In this Plutopia News Network podcast, Charles Herrman interviews philosopher Randall Auxier about his unconventional academic path, process philosophy, and personalism, exploring how his early struggles with formal instruction led him to self-directed study and original interpretations of thinkers like Peirce, Whitehead, Bergson, Dewey, and Royce. Auxier critiques mainstream academia for discouraging originality and enforcing conformity, argues that philosophy is a way of life rather than a profession, and explains his view of “process personalism,” in which personhood is relational, dynamic, and present throughout reality in varying degrees. He challenges individualism, defends communities as primary moral persons, critiques corporate personhood as sociopathic, and aligns his thought with pragmatism, radical empiricism, and process traditions that emphasize becoming, value, and shared meaning over static doctrines or institutional authority.
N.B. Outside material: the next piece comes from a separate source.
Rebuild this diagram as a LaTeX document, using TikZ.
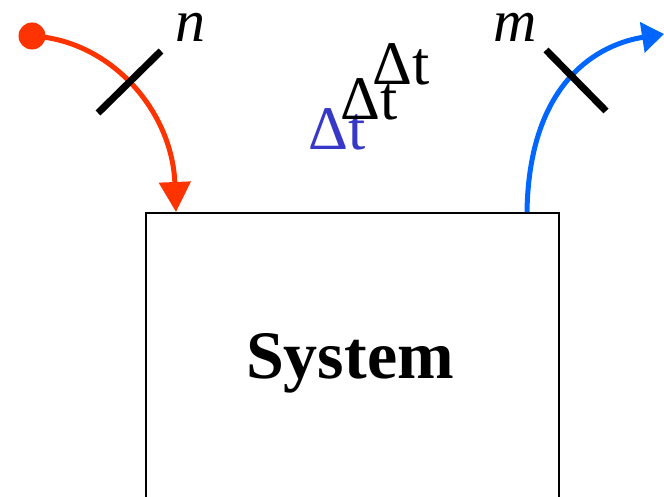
\documentclass[tikz,border=0pt]{standalone}
\usepackage{fontspec}
\setmainfont{Liberation Serif}
\usetikzlibrary{arrows.meta}
\definecolor{redarr}{RGB}{255,51,0}
\definecolor{bluearr}{RGB}{0,102,255}
\definecolor{dtblue}{RGB}{56,56,200}
\begin{document}
\begin{tikzpicture}[x=1pt,y=-1pt,
  tickmark/.style={line width=7pt, black},
  flow/.style={line width=5pt},
  lbl/.style={inner sep=0pt, anchor=base west},
  dtlbl/.style={lbl, font=\fontsize{62}{62}\selectfont},
  varlbl/.style={lbl, font=\fontsize{60}{60}\selectfont\itshape}]
\useasboundingbox (0,0) rectangle (664,497);
\clip (0,0) rectangle (664,497);
% system box
\node[draw, line width=2pt, minimum width=413pt, minimum height=290pt,
      anchor=north west, inner sep=0pt] (box) at (145,212) {};
\node[inner sep=0pt, anchor=base, font=\fontsize{68}{68}\selectfont\bfseries] (sys) at (350,378) {System};
% input arrow
\node[circle, fill=redarr, minimum size=27pt, inner sep=0pt] (dot) at (32,36) {};
\coordinate (in) at (176,212);
\draw[flow, redarr, -{Triangle[length=30pt,width=31pt]}]
  (dot.center) .. controls (110,40) and (172,110) .. (in);
% output arrow
\coordinate (out) at (527,212);
\coordinate (outend) at (664,34);
\draw[flow, bluearr, -{Triangle[length=22pt,width=30pt]}]
  (out) .. controls (529,80) and (600,44) .. (outend);
% ticks
\draw[tickmark] (98,113) -- (161,51);
\draw[tickmark] (546,50) -- (606,111);
% labels
\node[varlbl] (n) at (175,42) {n};
\node[varlbl] (m) at (493,42) {m};
\node[dtlbl, text=dtblue] (dt1) at (308,150) {Δt};
\node[dtlbl] (dt2) at (340,120) {Δt};
\node[dtlbl] (dt3) at (372,85) {Δt};
\end{tikzpicture}
\end{document}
Podcast: Play in new window | Download
Randall Auxier:
From the very beginning, I had difficulty finding teachers, and so kind of had to teach myself this stuff… and most people regard it as enormously difficult stuff. And so, in a way, it was a challenge to not have a teacher, and in a way, it was a blessing. Because if I had a teacher, I might have fallen into whatever that teacher thought about this material. Because that’s the natural thing to do, is to pay attention to your mentors and the people you respect. As it turned out, since I had no one to teach me this stuff — I mean, my professors were perfectly content for me to study it, but they said, you know, we don’t read this stuff. We don’t know what you’re talking about. And so I ended up having to sort of make it up, in the sense of make up my own interpretations of these people’s very difficult ideas. And that ended up being pretty good, actually, for me, because I don’t think that I would have been satisfied with anyone else’s version of this stuff.